I am trying to set up a system to take an existing binary, and partially modify its contents by adding a configuration as an internal resource.
My usecase for this is to create an editor interface to build a UI of sorts.
This editor would then modify a prebuilt "engine" binary which would then run the interface using the created configuration.
My reasoning for not just doing this at compiletime is I don't want to force the users to run the whole rust build pipeline if at all possible.
So far my research has come up empty, would anyone have suggestions on how I would approach this?
The one you probably don't want in this case is finding an existing block of literal data in the binary and replacing it. This only works if the data is constant length, which probably isn't the case for your editor data.
Many executable formats don't care if there is extra data at the end, so your editor can simply append the data to the end, then append the length, and the engine can open itself, read the length from the last bytes, and then seek backwards to find the start of the data.
If you are running on Windows, executables can have structured "resources" embedded in them that can be edited. I don't know much about this mechanism.
If you are running on macOS, applications are packages (directories that are treated as single units by the file manager) and you can put ordinary files in the resources directory of that package, separate from the executable.

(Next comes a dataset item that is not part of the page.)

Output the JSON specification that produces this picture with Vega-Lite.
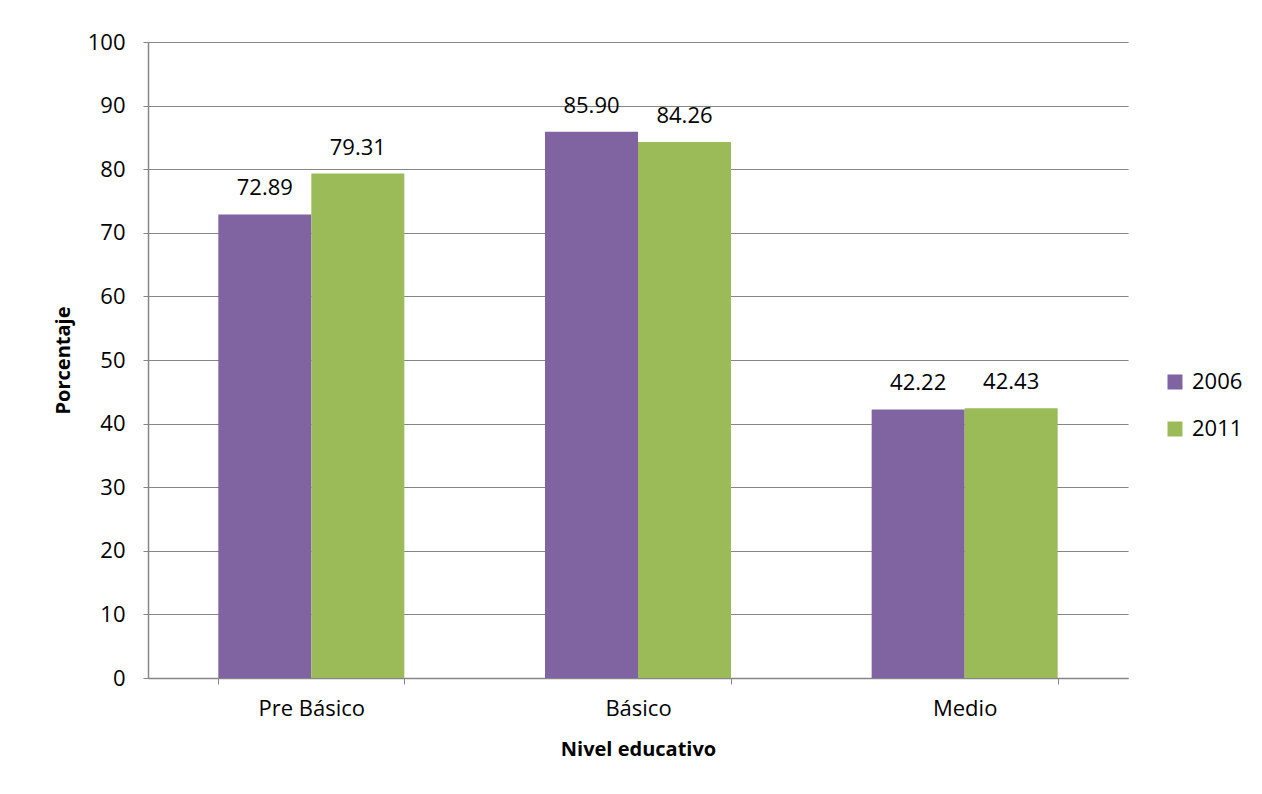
{
  "$schema": "https://vega.github.io/schema/vega-lite/v6.json",
  "width": 980,
  "height": 636,
  "autosize": {"type": "none"},
  "padding": {"left": 148, "top": 42, "right": 134, "bottom": 116},
  "background": "white",
  "config": {
    "font": "Open Sans",
    "view": {"stroke": null},
    "axis": {"labelFont": "Open Sans", "titleFont": "Open Sans", "labelColor": "black", "titleColor": "black"}
  },
  "data": {
    "values": [
      {"nivel": "Pre Básico", "anio": "2006", "valor": 72.89},
      {"nivel": "Pre Básico", "anio": "2011", "valor": 79.31},
      {"nivel": "Básico", "anio": "2006", "valor": 85.90},
      {"nivel": "Básico", "anio": "2011", "valor": 84.26},
      {"nivel": "Medio", "anio": "2006", "valor": 42.22},
      {"nivel": "Medio", "anio": "2011", "valor": 42.43}
    ]
  },
  "encoding": {
    "x": {
      "field": "nivel", "type": "nominal", "sort": ["Pre Básico", "Básico", "Medio"],
      "scale": {"paddingInner": 0.4306, "paddingOuter": 0.2153},
      "axis": {
        "title": "Nivel educativo", "titleFontSize": 20, "titleFontWeight": "bold", "titlePadding": 20,
        "labelAngle": 0, "labelFontSize": 22, "labelFontWeight": "normal", "labelPadding": 14,
        "tickBand": "extent", "tickSize": 6, "tickColor": "#868686", "domainColor": "#868686", "domainWidth": 1.5,
        "grid": false
      }
    },
    "xOffset": {"field": "anio", "type": "nominal"},
    "y": {
      "field": "valor", "type": "quantitative",
      "scale": {"domain": [0, 100]},
      "axis": {
        "title": "Porcentaje", "titleFontSize": 20, "titleFontWeight": "bold", "titlePadding": 14,
        "values": [0, 10, 20, 30, 40, 50, 60, 70, 80, 90, 100],
        "labelFontSize": 22, "labelPadding": 18, "tickSize": 5, "tickColor": "#868686",
        "domainColor": "#868686", "domainWidth": 1.5,
        "grid": true, "gridColor": "#868686", "gridWidth": 1.2
      }
    }
  },
  "layer": [
    {
      "mark": {"type": "bar"},
      "encoding": {
        "color": {
          "field": "anio", "type": "nominal",
          "scale": {"domain": ["2006", "2011"], "range": ["#8064A2", "#9BBB59"]},
          "legend": {
            "title": null, "orient": "none", "legendX": 1016, "legendY": 329,
            "symbolType": "square", "symbolSize": 225, "symbolStrokeWidth": 0,
            "labelFontSize": 22, "labelFont": "Open Sans", "labelColor": "black", "rowPadding": 25, "labelOffset": 6
          }
        }
      }
    },
    {
      "mark": {"type": "text", "baseline": "bottom", "dy": -14, "fontSize": 22, "font": "Open Sans", "color": "black"},
      "encoding": {
        "text": {"field": "valor", "type": "quantitative", "format": ".2f"}
      }
    }
  ]
}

None of these are specific to Rust, because Rust does not compile or run programs in a special way.
I believe there exists a library from the rust for linux people where you could use macros as booleans and then change all locations from true to false (or other direction) at once in the binary. was obviously pretty unsafe and i can't remember the name but you could see how they did it.
Interestingly, the ZIP archive format has its index at the end for this very reasonÂą: You can put whatever you want in front of it and it remains a valid zip file. So if you put together all of your UI assets into a zip file and append it to the executable, any zip library should be able to open the executable file and access the contents without any special effort on your part.
With a little bit of abstraction, it probably wouldn't be too hard to come up with a system that can either read from a directory on the filesystem (for testing or MacOS packages) or from a zip archive (standalone or appended to the executable).
Âą Edit: See @kpreid's reply below-- I probably overstated the reason why ZIP is designed this way.
Interestingly, the ZIP archive format has its index at the end for this very reason: You can put whatever you want in front of it and it remains a valid zip file.
I don't know the design history, but there are other reasons to do this. For example, files can be compressed and written to the file as they are found, and then the index (however big it is) written after all files have been written — it allows a ZIP archive to be created in a “streaming” fashion despite file systems not supporting inserting variable-length data at the beginning of a file. Wikipedia’s description focuses on the ability to append files to a ZIP archive by writing new files and a new directory, but that's the same thing in a sense. They do also mention “self-extracting archives”, which are essentially the same thing as OP’s problem, just without intent to write the decompressed files.
With the increasing use of code signing to vet programs for authenticity, I would encourage you not to modify existing binaries, if you can avoid doing so. Changing a binary will invalidate any signatures over that binary, requiring the user to either re-sign the binary themselves (technically challenging; may cost money), submit the binary back to you so that you can re-sign it, or disable code signing.
I have some opinions about this trend overall, but regardless, vendors are doing this and we'll have to accommodate it.
Separately, this approach also will not work on systems where binaries are installed by a user with different privileged than the user, including both most *nix package management systems and some app store systems.
Personally, my recommendation would be to package the modifiable parts separately - as a ZIP, for example, or as a directory of files. Your program can look for this package on startup and load it using normal filesystem APIs, and this will not affect any code signing or verification the way that modifying the binary would. Your editor can make this process reasonably transparent by knowing where to put the files, so that the user doesn't have to guess.
Unfortunately my particular usecase prevents the usage of sidecar files.
If there was a way to send out rust code in an unreadable state in such a way that it could be quickly compiled by the end-user, I would be able to use that, but I don't think there is a thing like that?
If you can tolerate having debug builds where the files are not embedded but loaded from the file system, and then a longer release build where they are embedded, there is the rust-embed crate for that.
But I guess you'd always have to run the part of the pipeline that creates the final files for embedding.
Since the binary here serves as an interpreter and the appended data represents a program to be run within it, the combination of the two creates a unique program. This unique program would need to be verified and validated independently, so it’s reasonable to require a separate signature for each individual concatenation.